STATED PROBLEM
Show each line of the data below that has the string "this" in it.

====== EXTRACTED INFORMATION ======

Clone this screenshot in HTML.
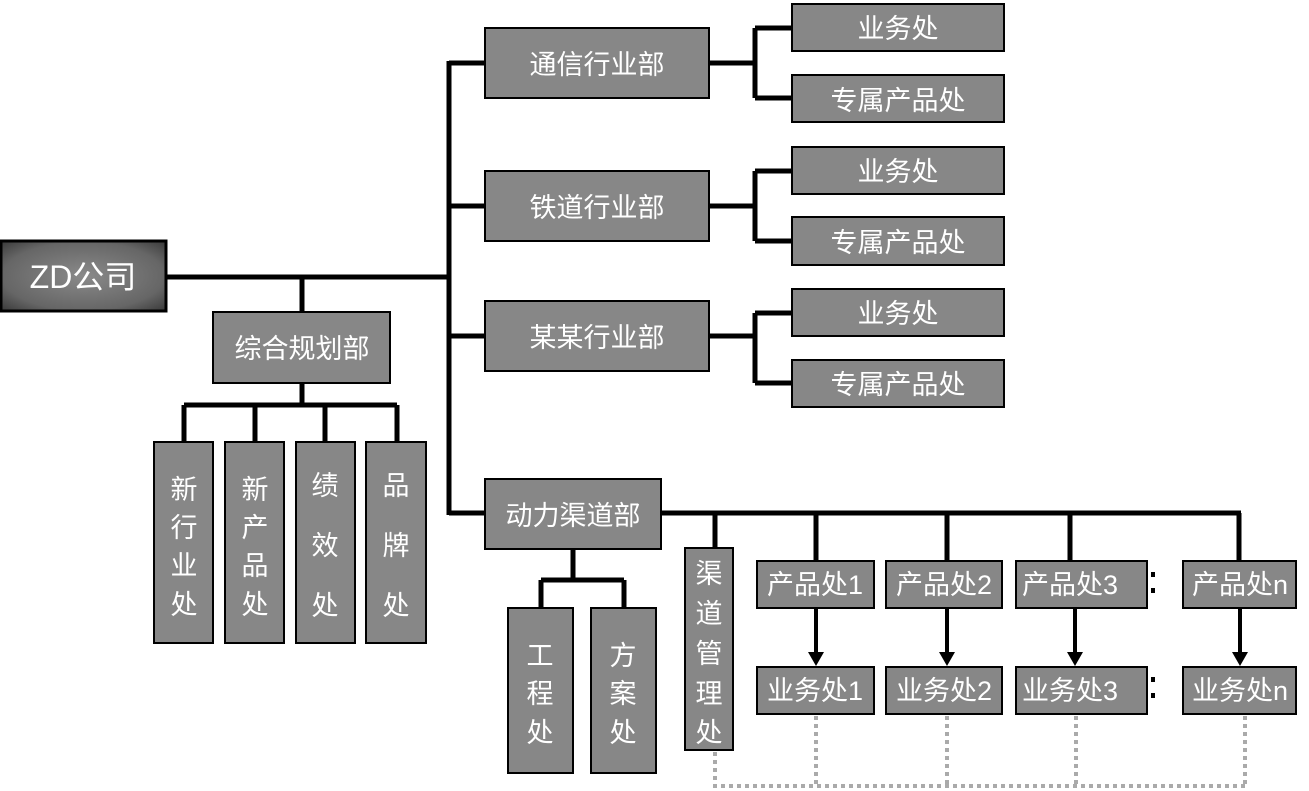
<!DOCTYPE html>
<html><head><meta charset="utf-8"><style>
html,body{margin:0;padding:0;background:#fff;}
svg{display:block;}
text{font-family:"Liberation Sans","Noto Sans CJK SC",sans-serif;fill:#fff;font-size:27px;text-anchor:middle;dominant-baseline:central;}
.b{fill:#878787;stroke:#000;stroke-width:2;}
.l{stroke:#000;stroke-width:5;fill:none;}
.d{stroke:#aaa;stroke-width:4;fill:none;stroke-dasharray:4 4;}
</style></head><body>
<svg width="1309" height="791" viewBox="0 0 1309 791" xmlns="http://www.w3.org/2000/svg">
<defs>
<radialGradient id="g" cx="50%" cy="50%" r="70%"><stop offset="0" stop-color="#8a8a8a"/><stop offset="0.7" stop-color="#666"/><stop offset="1" stop-color="#3a3a3a"/></radialGradient>
</defs>
<path class="l" d="M166 277H449M449 61V515M449 63H485M449 206H485M449 336H485M449 513H485"/>
<path class="l" d="M302 277V312M302 383V405M184 405H397M184 405V442M255 405V442M325 405V442M397 405V442"/>
<path class="l" d="M709 63H755M755 28V98M755 28H792M755 98H792"/>
<path class="l" d="M709 206H755M755 171V241M755 171H792M755 241H792"/>
<path class="l" d="M709 336H755M755 313V383M755 313H792M755 383H792"/>
<path class="l" d="M661 513H1241M715 513V548M816 513V561M947 513V561M1070 513V561M1239 513V561"/>
<path class="l" d="M573 549V580M541 580H624M541 580V608M624 580V608"/>
<path stroke="#000" stroke-width="4" d="M816 608V655M947 608V655M1075 608V655M1240 608V655"/>
<path fill="#000" d="M808 652h16l-8 14zM939 652h16l-8 14zM1067 652h16l-8 14zM1232 652h16l-8 14z"/>
<path class="d" d="M715 752V786H1246M816 716V786M947 716V786M1076 716V786M1245 716V786"/>
<rect x="1" y="241" width="165" height="70" fill="url(#g)" stroke="#000" stroke-width="3"/>
<text x="83" y="277" style="font-size:32px">ZD公司</text>
<rect class="b" x="213" y="312" width="177" height="71"/><text x="302" y="349">综合规划部</text>
<rect class="b" x="154" y="442" width="59" height="201"/>
<text x="184" y="490">新</text><text x="184" y="528">行</text><text x="184" y="566">业</text><text x="184" y="605">处</text>
<rect class="b" x="225" y="442" width="59" height="201"/>
<text x="255" y="490">新</text><text x="255" y="528">产</text><text x="255" y="566">品</text><text x="255" y="605">处</text>
<rect class="b" x="296" y="442" width="59" height="201"/>
<text x="325" y="486">绩</text><text x="325" y="546">效</text><text x="325" y="606">处</text>
<rect class="b" x="366" y="442" width="60" height="201"/>
<text x="396" y="486">品</text><text x="396" y="546">牌</text><text x="396" y="606">处</text>
<rect class="b" x="485" y="28" width="224" height="70"/><text x="597" y="65">通信行业部</text>
<rect class="b" x="485" y="171" width="224" height="70"/><text x="597" y="208">铁道行业部</text>
<rect class="b" x="485" y="301" width="224" height="70"/><text x="597" y="338">某某行业部</text>
<rect class="b" x="485" y="479" width="176" height="70"/><text x="573" y="516">动力渠道部</text>
<rect class="b" x="792" y="4" width="212" height="47"/><text x="898" y="29">业务处</text>
<rect class="b" x="792" y="75" width="212" height="47"/><text x="898" y="101">专属产品处</text>
<rect class="b" x="792" y="147" width="212" height="47"/><text x="898" y="172">业务处</text>
<rect class="b" x="792" y="217" width="212" height="48"/><text x="898" y="243">专属产品处</text>
<rect class="b" x="792" y="289" width="212" height="47"/><text x="898" y="314">业务处</text>
<rect class="b" x="792" y="360" width="212" height="47"/><text x="898" y="385">专属产品处</text>
<rect class="b" x="508" y="608" width="65" height="165"/>
<text x="540" y="656">工</text><text x="540" y="694">程</text><text x="540" y="733">处</text>
<rect class="b" x="591" y="608" width="65" height="165"/>
<text x="623" y="656">方</text><text x="623" y="694">案</text><text x="623" y="733">处</text>
<rect class="b" x="685" y="548" width="48" height="202"/>
<text x="709" y="574">渠</text><text x="709" y="614">道</text><text x="709" y="654">管</text><text x="709" y="694">理</text><text x="709" y="733">处</text>
<rect class="b" x="757" y="561" width="117" height="47"/><text x="815" y="585">产品处1</text>
<rect class="b" x="886" y="561" width="116" height="47"/><text x="944" y="585">产品处2</text>
<rect class="b" x="1016" y="561" width="131" height="47"/><text x="1070" y="585">产品处3</text>
<rect class="b" x="1183" y="561" width="113" height="47"/><text x="1240" y="585">产品处n</text>
<rect class="b" x="757" y="667" width="117" height="47"/><text x="815" y="691">业务处1</text>
<rect class="b" x="886" y="667" width="116" height="47"/><text x="944" y="691">业务处2</text>
<rect class="b" x="1016" y="667" width="131" height="47"/><text x="1070" y="691">业务处3</text>
<rect class="b" x="1183" y="667" width="113" height="47"/><text x="1240" y="691">业务处n</text>
<rect x="1151" y="572" width="4" height="5" fill="#000"/><rect x="1151" y="588" width="4" height="5" fill="#000"/>
<rect x="1151" y="677" width="4" height="5" fill="#000"/><rect x="1151" y="693" width="4" height="5" fill="#000"/>
</svg>
</body></html>
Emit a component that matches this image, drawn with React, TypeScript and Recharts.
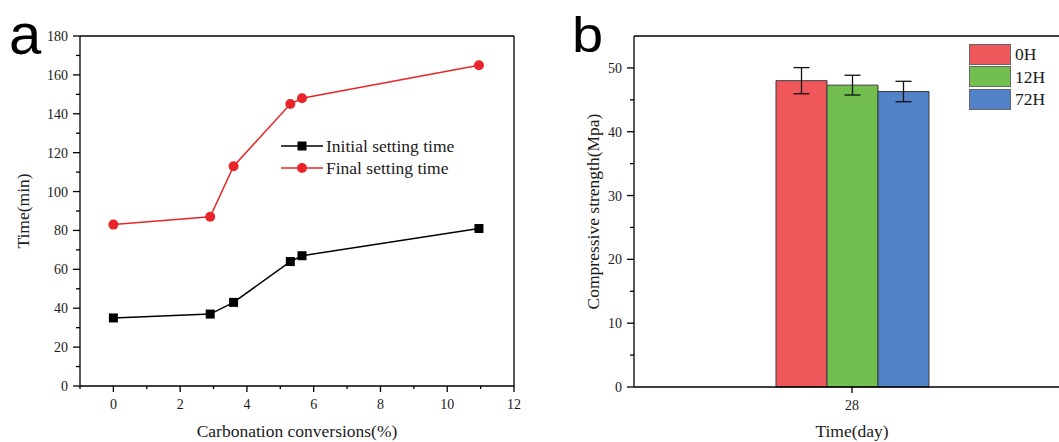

======

OUTPUT
Clone this screenshot in HTML.
Emit a component that matches this image, drawn with React, TypeScript and Recharts.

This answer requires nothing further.